我們日常開發中可能常做的給某web服務器配置連接數以及,請求佇列大小,那么今天我們看看如何在通過中間件形式實作一個并發量以及佇列長度限制.
Queue策略
添加Nuget
Install-Package Microsoft.AspNetCore.ConcurrencyLimiter
public void ConfigureServices(IServiceCollection services)
{
services.AddQueuePolicy(options =>
{
//最大并發請求數
options.MaxConcurrentRequests = 2;
//請求佇列長度限制
options.RequestQueueLimit = 1;
});
services.AddControllers();
}
public void Configure(IApplicationBuilder app, IWebHostEnvironment env)
{
//添加并發限制中間件
app.UseConcurrencyLimiter();
app.Run(async context =>
{
Task.Delay(100).Wait(); // 100ms sync-over-async
await context.Response.WriteAsync("Hello World!");
});
if (env.IsDevelopment())
{
app.UseDeveloperExceptionPage();
}
app.UseHttpsRedirection();
app.UseRouting();
app.UseAuthorization();
app.UseEndpoints(endpoints =>
{
endpoints.MapControllers();
});
}
通過上面簡單的配置,我們就可以將他引入到我們的代碼中,從而做并發量限制,以及佇列的長度;那么問題來了,他是怎么實作的呢?

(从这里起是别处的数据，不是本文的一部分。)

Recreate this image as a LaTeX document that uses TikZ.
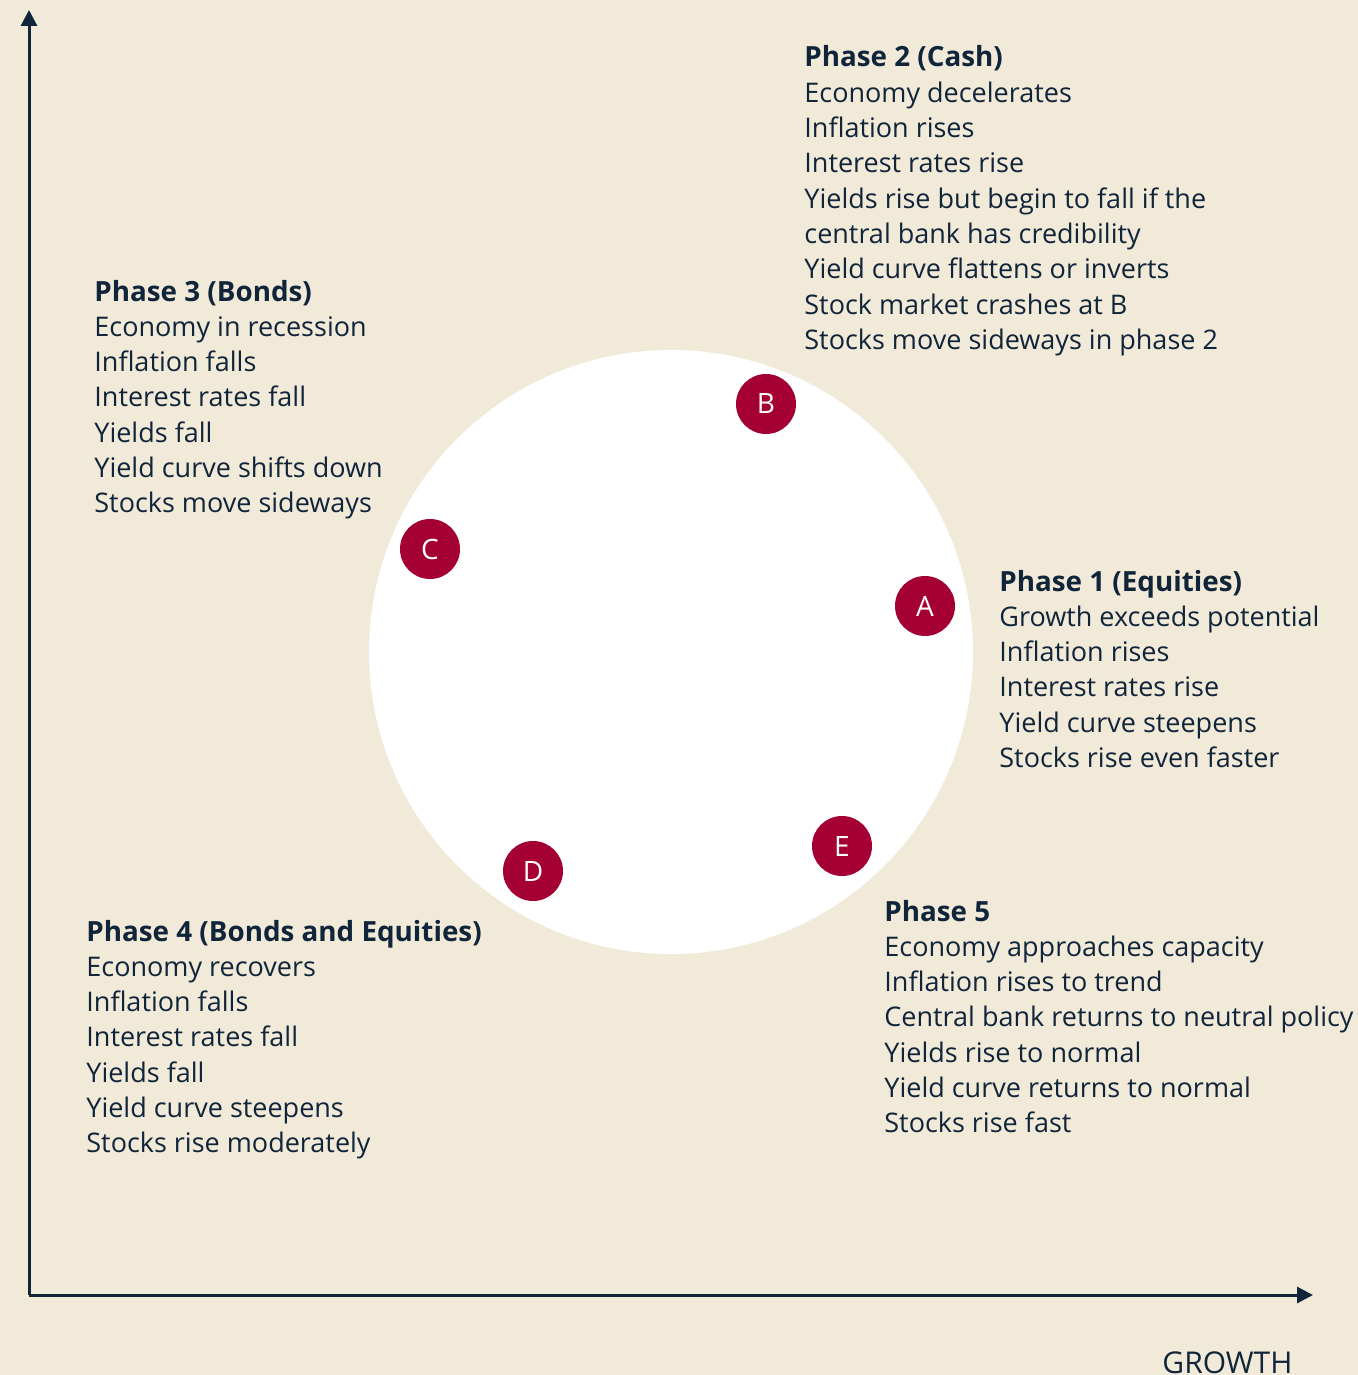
\documentclass[tikz,border=0pt]{standalone}
\usepackage{fontspec}
\setmainfont{Open Sans}
\usetikzlibrary{calc,arrows.meta}
\definecolor{Ink}{HTML}{10243A}
\definecolor{Paper}{HTML}{F2EAD9}
\definecolor{Berry}{HTML}{A50034}
\tikzset{
Title/.style={anchor=base west,font=\fontsize{13.9}{15}\selectfont\bfseries,text=Ink,inner sep=0pt},
Line/.style={anchor=base west,font=\fontsize{13.5}{15}\selectfont,text=Ink,inner sep=0pt},
Dot/.style={circle,fill=Berry,text=white,minimum size=30pt,inner sep=0pt,font=\fontsize{14}{15}\selectfont},
Axis/.style={draw=Ink,line width=1.5pt,-{Triangle[length=8pt,width=8pt]}}
}
\newcommand{\MakePhase}[4]{%
	\node[Title] (#1) at (#2) {#3};%
	\foreach \t [count=\i] in {#4}{%
		\node[Line] (#1@\i) at ($(#1.base west)+(0,\i*35.3)$) {\t};%
	}%
}

\begin{document}
\begin{tikzpicture}[x=0.5pt,y=-0.5pt]
	\fill[Paper] (0,0) rectangle (1358,1375);
	\useasboundingbox (0,0) rectangle (1358,1375);
	
	% axes
	\coordinate (Origin) at (29,1295);
	\coordinate (YTip) at (29,10);
	\coordinate (XTip) at (1313,1295);
	\draw[Axis] (Origin) -- (YTip);
	\draw[Axis] (Origin) -- (XTip);
	\node[Line,font=\fontsize{15}{15}\selectfont] (Growth) at (1162,1373) {GROWTH};
	
	% cycle
	\node[circle,fill=white,minimum size=302pt,inner sep=0pt] (Cycle) at (671,652) {};
	\node[Dot] (A) at (925,606) {A};
	\node[Dot] (B) at (766,404) {B};
	\node[Dot] (C) at (430,549) {C};
	\node[Dot] (D) at (533,871) {D};
	\node[Dot] (E) at (842,846) {E};
	
	% phases
	\MakePhase{Phase1}{999,591}{Phase 1 (Equities)}{Growth exceeds potential,Inflation rises,Interest rates rise,Yield curve steepens,Stocks rise even faster}
	\MakePhase{Phase2}{804,67}{Phase 2 (Cash)}{Economy decelerates,Inflation rises,Interest rates rise,Yields rise but begin to fall if the,central bank has credibility,Yield curve flattens or inverts,Stock market crashes at B,Stocks move sideways in phase 2}
	\MakePhase{Phase3}{94,301}{Phase 3 (Bonds)}{Economy in recession,Inflation falls,Interest rates fall,Yields fall,Yield curve shifts down,Stocks move sideways}
	\MakePhase{Phase4}{86,941}{Phase 4 (Bonds and Equities)}{Economy recovers,Inflation falls,Interest rates fall,Yields fall,Yield curve steepens,Stocks rise moderately}
	\MakePhase{Phase5}{884,921}{Phase 5}{Economy approaches capacity,Inflation rises to trend,Central bank returns to neutral policy,Yields rise to normal,Yield curve returns to normal,Stocks rise fast}
\end{tikzpicture}
\end{document}
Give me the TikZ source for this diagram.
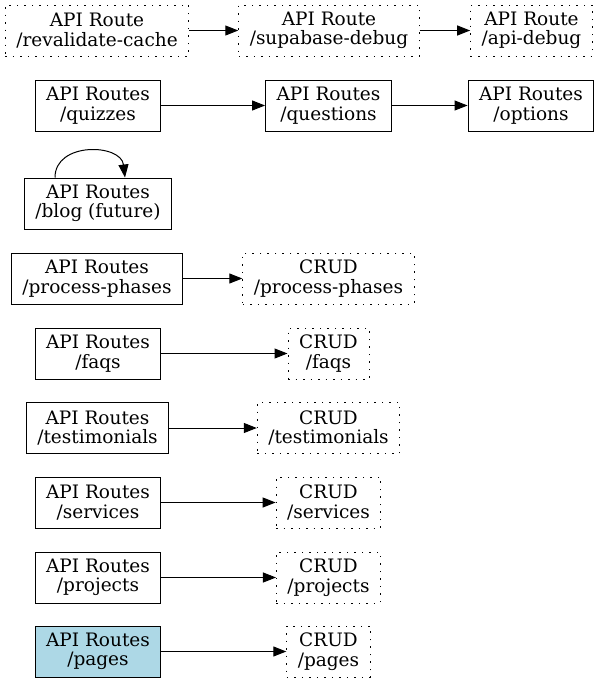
\documentclass[tikz,border=0pt]{standalone}
\usepackage{fontspec}
\setmainfont{DejaVu Serif}
\usetikzlibrary{arrows.meta}
\tikzset{
  box/.style={draw, line width=1pt, align=center, inner xsep=11pt, inner ysep=0pt,
    minimum width=81pt, minimum height=51pt, font=\fontsize{18.5}{19.5}\selectfont},
  route/.style={box},
  crud/.style={box, dash pattern=on 1.5pt off 6pt},
  edge/.style={line width=1pt, -{Triangle[length=13pt,width=10pt]}}
}
\begin{document}
\begin{tikzpicture}[x=1pt, y=-1pt]
      \useasboundingbox (0,0) rectangle (600,683);
      \node[crud] (revalidate) at (97,30.5) {API Route\\/revalidate-cache};
      \node[crud] (supadebug) at (329,30.5) {API Route\\/supabase-debug};
      \node[crud] (apidebug) at (531.5,30.5) {API Route\\/api-debug};
      \node[route] (quizzes) at (98,105.5) {API Routes\\/quizzes};
      \node[route] (questions) at (328.5,105.5) {API Routes\\/questions};
      \node[route] (options) at (531,105.5) {API Routes\\/options};
      \node[route] (blog) at (98,203.5) {API Routes\\/blog (future)};
      \node[route] (phases) at (97,278.5) {API Routes\\/process-phases};
      \node[crud] (crudphases) at (328.5,278.5) {CRUD\\/process-phases};
      \node[route] (faqs) at (98,353.5) {API Routes\\/faqs};
      \node[crud] (crudfaqs) at (328.5,353.5) {CRUD\\/faqs};
      \node[route] (testimonials) at (97.5,428) {API Routes\\/testimonials};
      \node[crud] (crudtestimonials) at (328.5,428) {CRUD\\/testimonials};
      \node[route] (services) at (98,502.5) {API Routes\\/services};
      \node[crud] (crudservices) at (328.5,502.5) {CRUD\\/services};
      \node[route] (projects) at (98,577.5) {API Routes\\/projects};
      \node[crud] (crudprojects) at (328.5,577.5) {CRUD\\/projects};
      \node[route, fill={rgb,255:red,173;green,216;blue,230}] (pages) at (98,651.5) {API Routes\\/pages};
      \node[crud] (crudpages) at (328.5,651.5) {CRUD\\/pages};
      \begin{scope}[edge]
        \draw (revalidate) to (supadebug);
        \draw (supadebug) to (apidebug);
        \draw (quizzes) to (questions);
        \draw (questions) to (options);
        \draw ([xshift=-43pt]blog.north) .. controls +(0,-36) and +(-4,-34) .. ([xshift=27pt]blog.north);
        \draw (phases) to (crudphases);
        \draw (faqs) to (crudfaqs);
        \draw (testimonials) to (crudtestimonials);
        \draw (services) to (crudservices);
        \draw (projects) to (crudprojects);
        \draw (pages) to (crudpages);
      \end{scope}
    \end{tikzpicture}
\end{document}
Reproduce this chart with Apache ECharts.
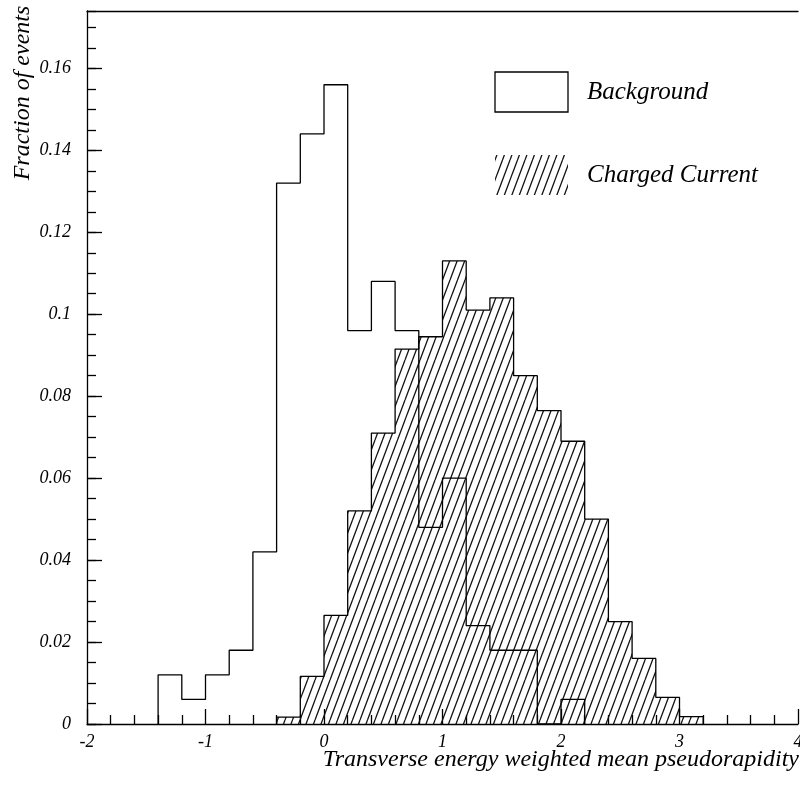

public static IServiceCollection AddQueuePolicy(this IServiceCollection services, Action<QueuePolicyOptions> configure)
{
services.Configure(configure);
services.AddSingleton<IQueuePolicy, QueuePolicy>();
return services;
}
QueuePolicy采用的是SemaphoreSlim信號量設計,SemaphoreSlim、Semaphore(信號量)支持并發多執行緒進入被保護代碼,物件在初始化時會指定 最大任務數量,當執行緒請求訪問資源,信號量遞減,而當他們釋放時,信號量計數又遞增,
/// <summary>
/// 構造方法(初始化Queue策略)
/// </summary>
/// <param name="options"></param>
public QueuePolicy(IOptions<QueuePolicyOptions> options)
{
_maxConcurrentRequests = options.Value.MaxConcurrentRequests;
if (_maxConcurrentRequests <= 0)
{
throw new ArgumentException(nameof(_maxConcurrentRequests), "MaxConcurrentRequests must be a positive integer.");
}
_requestQueueLimit = options.Value.RequestQueueLimit;
if (_requestQueueLimit < 0)
{
throw new ArgumentException(nameof(_requestQueueLimit), "The RequestQueueLimit cannot be a negative number.");
}
//使用SemaphoreSlim來限制任務最大個數
_serverSemaphore = new SemaphoreSlim(_maxConcurrentRequests);
}
ConcurrencyLimiterMiddleware中間件
/// <summary>
/// Invokes the logic of the middleware.
/// </summary>
/// <param name="context">The <see cref="HttpContext"/>.</param>
/// <returns>A <see cref="Task"/> that completes when the request leaves.</returns>
public async Task Invoke(HttpContext context)
{
var waitInQueueTask = _queuePolicy.TryEnterAsync();
// Make sure we only ever call GetResult once on the TryEnterAsync ValueTask b/c it resets.
bool result;
if (waitInQueueTask.IsCompleted)
{
ConcurrencyLimiterEventSource.Log.QueueSkipped();
result = waitInQueueTask.Result;
}
else
{
using (ConcurrencyLimiterEventSource.Log.QueueTimer())
{
result = await waitInQueueTask;
}
}
if (result)
{
try
{
await _next(context);
}
finally
{
_queuePolicy.OnExit();
}
}
else
{
ConcurrencyLimiterEventSource.Log.RequestRejected();
ConcurrencyLimiterLog.RequestRejectedQueueFull(_logger);
context.Response.StatusCode = StatusCodes.Status503ServiceUnavailable;
await _onRejected(context);
}
}
每次當我們請求的時候首先會呼叫_queuePolicy.TryEnterAsync(),進入該方法后先開啟一個私有lock鎖,再接著判斷總請求量是否≥(請求佇列限制的大小+最大并發請求數),如果當前數量超出了,那么我直接拋出,送你個503狀態;
if (result)
{
try
{
await _next(context);
}
finally
{
_queuePolicy.OnExit();
}
}
else
{
ConcurrencyLimiterEventSource.Log.RequestRejected();
ConcurrencyLimiterLog.RequestRejectedQueueFull(_logger);
context.Response.StatusCode = StatusCodes.Status503ServiceUnavailable;
await _onRejected(context);
}
問題來了,我這邊如果說還沒到你設定的大小呢,我這個請求沒有給你服務器造不成壓力,那么你給我處理一下吧.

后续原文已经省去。